Rio Tinto screws taxpayers for $30 million

The Herald reports:

Meridian Energy has resolved its negotiations with Rio Tinto subsidiary New Zealand Aluminium Smelters locking in the Tiwai smelter until at least January 2017 – with the help of a $30 million subsidy from the New Zealand government.

The deal, which has been a year in the making, will help clear the way for Meridian’s $5 billion float on the stock exchange – expected to go ahead before the end of the year.

Resolution of the negotiations has been viewed as essential for the Government to get a good sales price for Meridian because the smelter is a key customer of Meridian.

It also makes up around 13 per cent of New Zealand electricity demand and closure of the plant would have impacted power prices across the board.

Meridian chief executive Mark Binns said in an announcement just released that it had reached a deal that was commercially acceptable to both parties and provided a greater level of certainty for Meridian.

The agreement includes Meridian cutting its electricity charges from July 1 2013 and allowing NZ Aluminium Smelters to reduce it contracted volume from 572 MW to 400 MW from 2015.

I’ve got no problem with the pricing agreement between Meridian and Rio Tinto, as that is a commercial contract.

But bloody annoyed they screwed $30 million from the taxpayers as a subsidy.

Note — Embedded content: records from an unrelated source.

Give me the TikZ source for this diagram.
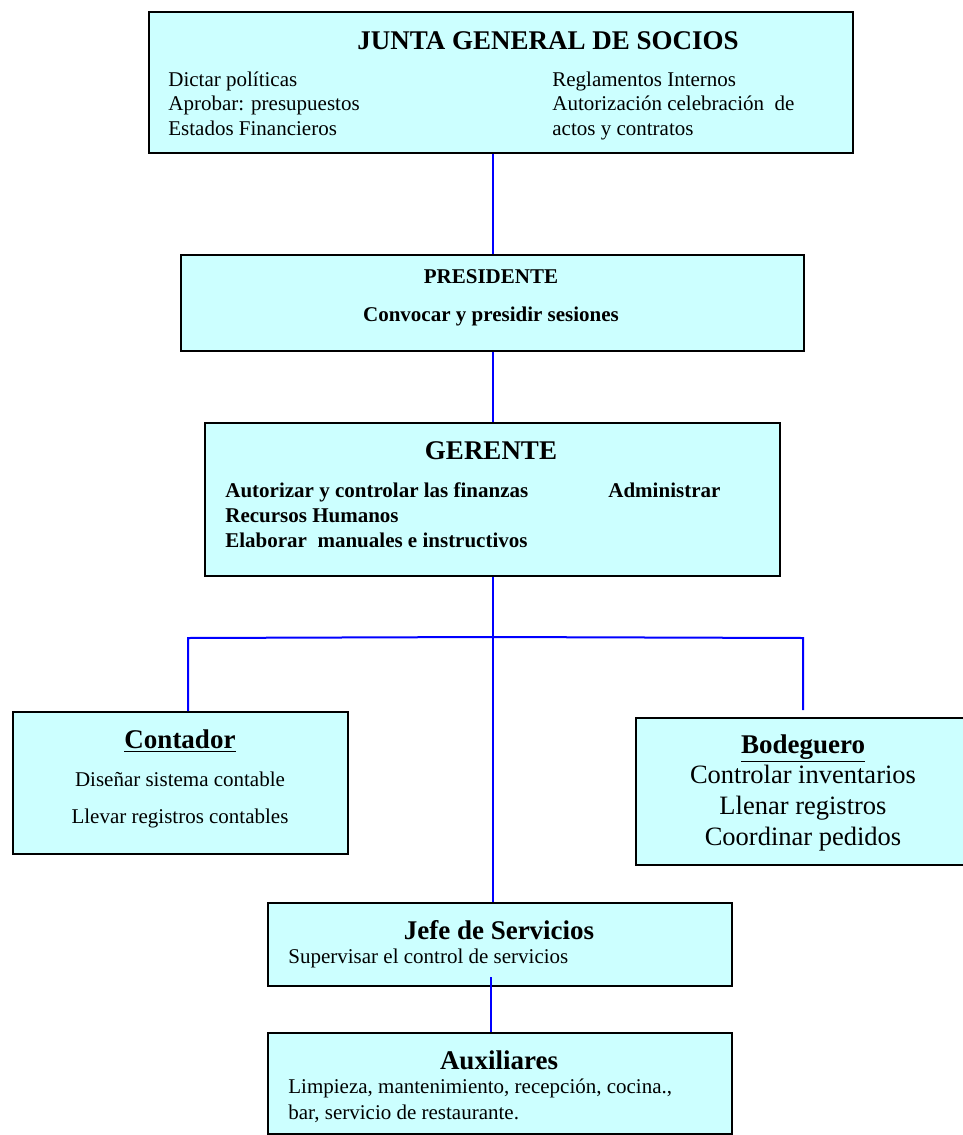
\documentclass[tikz,border=0pt]{standalone}
\usepackage{fontspec}
\setmainfont{Liberation Serif}
\usetikzlibrary{positioning}

\definecolor{celeste}{RGB}{204,255,255}
\newlength\pxu
\setlength\pxu{0.5pt}
\newcommand\cuerpo{\fontsize{10.5}{12.25}\selectfont}
\newcommand\titulo{\fontsize{13.5}{15}\selectfont\bfseries}

\begin{document}
\begin{tikzpicture}[x=0.5pt,y=-0.5pt,
  caja/.style={draw=black,line width=1.1pt,fill=celeste,anchor=north west,inner sep=0pt},
  linea/.style={draw=blue,line width=1pt},
  txt/.style={inner sep=0pt,align=left,font=\cuerpo}]
  \useasboundingbox (0,0) rectangle (963,1135);

  % cajas del organigrama
  \node[caja,minimum width=704\pxu,minimum height=141\pxu] (junta) at (148,11) {};
  \node[caja,minimum width=623\pxu,minimum height=96\pxu] (presidente) at (180,254) {};
  \node[caja,minimum width=575\pxu,minimum height=153\pxu] (gerente) at (204,422) {};
  \node[caja,minimum width=335\pxu,minimum height=142\pxu] (contador) at (12,711) {};
  \node[caja,minimum width=345\pxu,minimum height=147\pxu] (bodeguero) at (635,717) {};
  \node[caja,minimum width=464\pxu,minimum height=83\pxu] (jefe) at (267,902) {};
  \node[caja,minimum width=464\pxu,minimum height=101\pxu] (auxiliares) at (267,1032) {};

  % junta general (base = ultima linea)
  \node[txt,font=\titulo,anchor=base] (tJunta) at (548,49) {JUNTA GENERAL DE SOCIOS};
  \node[txt,anchor=base west] (juntaIzq) at (168,135)
  {Dictar políticas\\Aprobar: presupuestos\\Estados Financieros};
  \node[txt,anchor=base west] (juntaDer) at (552,135)
  {Reglamentos Internos\\Autorización celebración\ \ de\\actos y contratos};

  % presidente
  \node[txt,font=\cuerpo\bfseries,anchor=base] (tPres) at (491,283) {PRESIDENTE};
  \node[txt,font=\cuerpo\bfseries,anchor=base] (presFun) at (491,321) {Convocar y presidir sesiones};

  % gerente
  \node[txt,font=\titulo,anchor=base] (tGer) at (491,459) {GERENTE};
  \node[txt,font=\fontsize{10.5}{12.5}\selectfont\bfseries,anchor=base west] (gerFun) at (225,547)
  {Autorizar y controlar las finanzas\\Recursos Humanos\\Elaborar\ \ manuales e instructivos};
  \node[txt,font=\cuerpo\bfseries,anchor=base west] (gerAdm) at (608,497) {Administrar};

  % contador
  \node[txt,font=\titulo,anchor=base] (tCont) at (180,748) {\underline{Contador}};
  \node[txt,font=\fontsize{10.5}{18.5}\selectfont,align=center,anchor=base] (contFun) at (180,823)
  {Diseñar sistema contable\\Llevar registros contables};

  % bodeguero
  \node[txt,font=\titulo,anchor=base] (tBod) at (803,753) {\underline{Bodeguero}};
  \node[txt,font=\fontsize{13.25}{15.3}\selectfont,align=center,anchor=base] (bodFun) at (803,845)
  {Controlar inventarios\\Llenar registros\\Coordinar pedidos};

  % jefe de servicios y auxiliares
  \node[txt,font=\titulo,anchor=base] (tJefe) at (499,939) {Jefe de Servicios};
  \node[txt,anchor=base west] (jefeFun) at (288,963) {Supervisar el control de servicios};
  \node[txt,font=\titulo,anchor=base] (tAux) at (499,1069) {Auxiliares};
  \node[txt,font=\fontsize{10.5}{13}\selectfont,anchor=base west] (auxFun) at (288,1119)
  {Limpieza, mantenimiento, recepción, cocina.,\\bar, servicio de restaurante.};

  % lineas de mando
  \coordinate (rama) at (491,637);
  \coordinate (ramaI) at (188,638);
  \coordinate (ramaD) at (803,638);
  \coordinate (finD) at (803,710);
  \draw[linea] (junta.south -| presidente.north) -- (presidente.north);
  \draw[linea] (presidente.south) -- (gerente.north);
  \draw[linea] (gerente.south) -- (gerente.south |- jefe.north);
  \draw[linea] (contador.north -| ramaI) -- (ramaI) -- (rama) -- (ramaD) -- (finD);
  \draw[linea] ([yshift=5pt]jefe.south -| rama) -- (auxiliares.north -| rama);
\end{tikzpicture}
\end{document}
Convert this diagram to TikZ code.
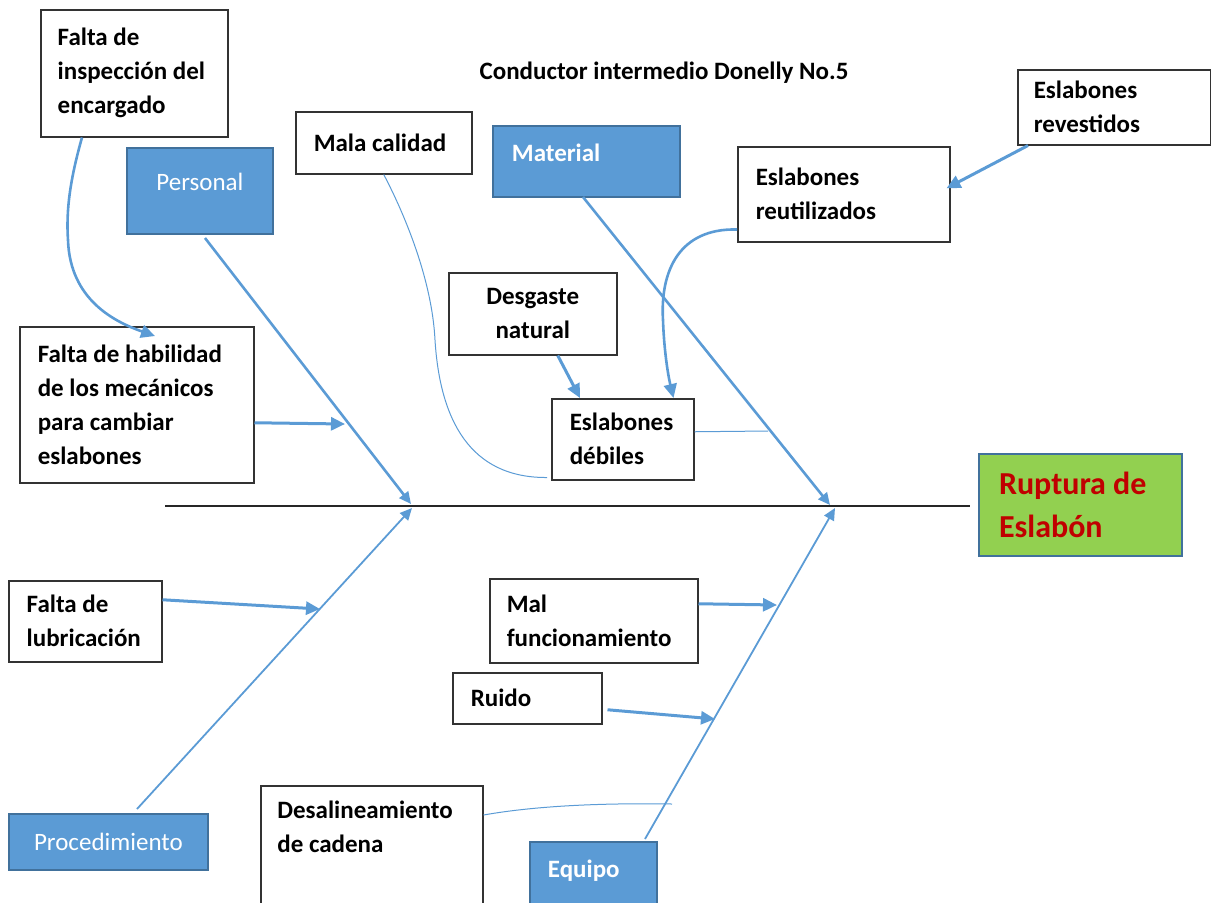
\documentclass[tikz,border=0pt]{standalone}
\usepackage{fontspec}
\setmainfont{Carlito}
\usetikzlibrary{arrows.meta}
\hyphenpenalty=10000
\exhyphenpenalty=10000
\definecolor{boneblue}{HTML}{5B9BD5}
\definecolor{boxblue}{HTML}{5B9BD5}
\definecolor{boxedge}{HTML}{41719C}
\definecolor{effectgreen}{HTML}{92D050}
\definecolor{effectred}{HTML}{C00000}
\newcommand\causefont{\fontsize{12.5}{17}\selectfont\bfseries}
\newcommand\catfont{\fontsize{12.5}{17}\selectfont}
\newcommand\effectfont{\fontsize{16}{21.5}\selectfont\bfseries}

\begin{document}
\begin{tikzpicture}[x=0.5pt,y=-0.5pt,
  every node/.style={execute at begin node={\spaceskip=0pt\xspaceskip=0pt}},
  cause/.style={draw=black!80, line width=0.75pt, fill=white, inner sep=0pt,
    anchor=north west, align=left, font=\causefont},
  category/.style={draw=boxedge, line width=0.9pt, fill=boxblue, text=white,
    inner sep=0pt, anchor=north west},
  bone/.style={draw=boneblue, line width=1.3pt, -{Triangle[length=6pt,width=5.5pt]}},
  thinbone/.style={draw=boneblue, line width=0.9pt, -{Triangle[length=6pt,width=5.5pt]}},
  feed/.style={draw=boneblue, line width=1.5pt, -{Triangle[length=7pt,width=6.5pt]}},
  link/.style={draw=boneblue, line width=0.5pt},
]
\useasboundingbox (0,0) rectangle (1211,902);

% title
\node[font=\causefont] (title) at (664,73) {Conductor intermedio Donelly No.5};

% cause boxes
\node[cause, minimum width=93.5pt, minimum height=63.5pt, text width=76.5pt] (insp) at (40,9)
  {Falta de\\inspección del\\encargado};
\node[cause, minimum width=88pt, minimum height=31pt, text width=70pt] (mala) at (295,111)
  {Mala calidad};
\node[cause, minimum width=106pt, minimum height=47.5pt, text width=88pt] (reut) at (737,146)
  {Eslabones\\reutilizados};
\node[cause, minimum width=96.5pt, minimum height=37.5pt, text width=80.5pt] (reves) at (1017,69)
  {Eslabones\\revestidos};
\node[cause, minimum width=84pt, minimum height=41pt, text width=70pt, align=center] (desg) at (448,272)
  {Desgaste\\natural};
\node[cause, minimum width=71pt, minimum height=40.5pt, text width=53pt] (debil) at (551,398)
  {Eslabones\\débiles};
\node[cause, minimum width=117pt, minimum height=78pt, text width=99pt] (habil) at (19,326)
  {Falta de habilidad\\de los mecánicos\\para cambiar\\eslabones};
\node[cause, minimum width=76.5pt, minimum height=40.5pt, text width=58.5pt] (lubr) at (8,580)
  {Falta de\\lubricación};
\node[cause, minimum width=104pt, minimum height=42pt, text width=87pt] (malf) at (489,578)
  {Mal\\funcionamiento};
\node[cause, minimum width=74.5pt, minimum height=25.5pt, text width=56.5pt] (ruido) at (452,672)
  {Ruido};
\node[cause, minimum width=111pt, minimum height=70pt] (desal) at (260,785) {};
\node[font=\causefont, align=left, inner sep=0pt, anchor=north west] (desaltext) at (277,801)
  {Desalineamiento\\de cadena};

% category boxes
\node[category, minimum width=73pt, minimum height=43pt, font=\catfont,
  text height=8pt, text depth=8pt] (personal) at (126,147) {Personal};
\node[category, minimum width=93.5pt, minimum height=35.5pt, text width=74.5pt, align=left,
  font=\causefont, text height=8pt, text depth=8pt] (material) at (492,125) {Material};
\node[category, minimum width=99.5pt, minimum height=28pt, font=\catfont] (proced) at (8,813)
  {Procedimiento};
\node[category, minimum width=63.5pt, minimum height=36pt, text width=45.5pt, align=left,
  font=\causefont, text height=8pt, text depth=8pt] (equipo) at (529,841) {Equipo};

% effect
\node[draw=boxedge, line width=1pt, fill=effectgreen, text=effectred, font=\effectfont,
  inner sep=0pt, anchor=north west, minimum width=101.5pt, minimum height=51pt,
  text width=81.5pt, align=left] (effect) at (978,453) {Ruptura de\\Eslabón};

% spine
\coordinate (spineL) at (165,506);
\coordinate (spineR) at (970,506);
\draw[black!85, line width=0.7pt] (spineL) -- (spineR);

% bones
\coordinate (pTail) at (205,238); \coordinate (pHead) at (411,504);
\coordinate (mTail) at (583,197); \coordinate (mHead) at (830,505);
\coordinate (rTail) at (137,809); \coordinate (rHead) at (412,508);
\coordinate (eTail) at (645,839); \coordinate (eHead) at (835,508);
\draw[bone] (pTail) -- (pHead);
\draw[bone] (mTail) -- (mHead);
\draw[thinbone] (rTail) -- (rHead);
\draw[thinbone] (eTail) -- (eHead);

% points where the causes meet the bones
\coordinate (jHab) at (345,424);
\coordinate (jLub) at (320,609);
\coordinate (jMal) at (777,605);
\coordinate (jRui) at (715,719);
\coordinate (jDeb) at (768,431);
\coordinate (jDes) at (672,804);

\draw[feed] ([yshift=-9pt]habil.east) -- (jHab);
\draw[feed] ([yshift=10.75pt]lubr.east) -- (jLub);
\draw[feed] ([yshift=8.5pt]malf.east) -- (jMal);
\draw[feed] ([xshift=2.5pt,yshift=-5.75pt]ruido.east) -- (jRui);
\draw[feed] ([xshift=5.5pt]reves.south west) -- ([xshift=-2pt,yshift=3pt]reut.east);
\draw[feed] ([xshift=12.5pt]desg.south) -- ([xshift=14.5pt]debil.north west);
\draw[feed, line width=1.3pt] ([xshift=21pt]insp.south west)
  .. controls (70,180) and (66,210) .. (68,240)
  .. controls (70,300) and (115,322) .. ([xshift=68pt,yshift=-5pt]habil.north west);
\draw[feed, line width=1.3pt] ([yshift=6.5pt]reut.south west)
  .. controls (680,228) and (660,270) .. (663,320)
  .. controls (664,350) and (668,375) .. ([xshift=-10.5pt]debil.north east);

% thin links
\draw[link] (mala.south) .. controls (405,215) and (432,280) .. (435,340)
  .. controls (440,420) and (470,478) .. ([xshift=-2pt,yshift=1.5pt]debil.south west);
\draw[link] ([yshift=3.75pt]debil.east) -- (jDeb);
\draw[link] ([yshift=-15pt]desal.north east) .. controls (540,805) and (610,803) .. (jDes);
\end{tikzpicture}
\end{document}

I think the Government shouldn’t have given them a cent. If the smelter closes, so be it. It is not the job of taxpayers to subsidise unprofitable industries.

I guess the risk of losing so many jobs in Southland was too much for the Government. But if they had called Rio Tinto’s bluff, I don’t think they would have closed the smelter. Their strategy is to wait for the global price to recover and then sell it.

Just as taxpayers shouldn’t have to bail out Solid Energy, we also shouldn’t be subsidising Tiwai Point. The best jobs are those that are sustainable without taxpayer funding. The rare exceptions are attracting globally mobile ventures (such as films) to NZ, but that is quite different to subsidising a struggling or failing firm or industry.